- **Instructions to follow**:
In your copy, include every line of the listing below exactly but none of the pictures.

-- Start Source data --

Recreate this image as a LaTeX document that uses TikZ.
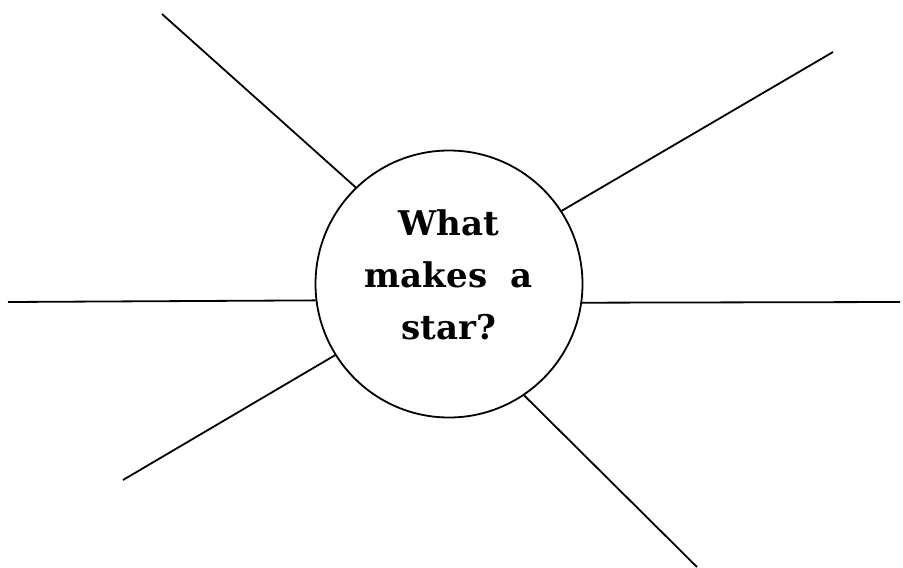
\documentclass[tikz,border=0pt]{standalone}
\usepackage{fontspec}
\setmainfont{DejaVu Serif}
\usepackage{tikz}
\usetikzlibrary{positioning}
\tikzset{
  hub/.style={circle, draw=black, fill=white, minimum size=267pt,
    inner sep=0pt, line width=1.8pt},
  hubtext/.style={align=center, font=\bfseries\fontsize{34}{52}\selectfont},
  spoke/.style={line width=1.8pt, color=black}
}
\begin{document}
\begin{tikzpicture}[x=1pt, y=1pt]
  \useasboundingbox (0,0) rectangle (903,-568);
  \node[hub] (star) at (449,-284) {};
  \node[hubtext] (q) at (449,-275) {What\\makes\ \ a\\star?};
  % free ends of the spokes
  \coordinate (e1) at (162,-14);
  \coordinate (e2) at (833,-52);
  \coordinate (e3) at (8,-302);
  \coordinate (e4) at (900,-302);
  \coordinate (e5) at (123,-480);
  \coordinate (e6) at (697,-567);
  \draw[spoke] (star.134) -- (e1);
  \draw[spoke] (star.33.6) -- (e2);
  \draw[spoke] (star.187.7) -- (e3);
  \draw[spoke] (star.352.4) -- (e4);
  \draw[spoke] (star.212.9) -- (e5);
  \draw[spoke] (star.304) -- (e6);
\end{tikzpicture}
\end{document}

-- End Source data --

- **Answer to the task**:
Recreate this image as a LaTeX document that uses TikZ.
\documentclass[tikz,border=0pt]{standalone}
\usepackage{fontspec}
\setmainfont{DejaVu Serif}
\usepackage{tikz}
\usetikzlibrary{positioning}
\tikzset{
  hub/.style={circle, draw=black, fill=white, minimum size=267pt,
    inner sep=0pt, line width=1.8pt},
  hubtext/.style={align=center, font=\bfseries\fontsize{34}{52}\selectfont},
  spoke/.style={line width=1.8pt, color=black}
}
\begin{document}
\begin{tikzpicture}[x=1pt, y=1pt]
  \useasboundingbox (0,0) rectangle (903,-568);
  \node[hub] (star) at (449,-284) {};
  \node[hubtext] (q) at (449,-275) {What\\makes\ \ a\\star?};
  % free ends of the spokes
  \coordinate (e1) at (162,-14);
  \coordinate (e2) at (833,-52);
  \coordinate (e3) at (8,-302);
  \coordinate (e4) at (900,-302);
  \coordinate (e5) at (123,-480);
  \coordinate (e6) at (697,-567);
  \draw[spoke] (star.134) -- (e1);
  \draw[spoke] (star.33.6) -- (e2);
  \draw[spoke] (star.187.7) -- (e3);
  \draw[spoke] (star.352.4) -- (e4);
  \draw[spoke] (star.212.9) -- (e5);
  \draw[spoke] (star.304) -- (e6);
\end{tikzpicture}
\end{document}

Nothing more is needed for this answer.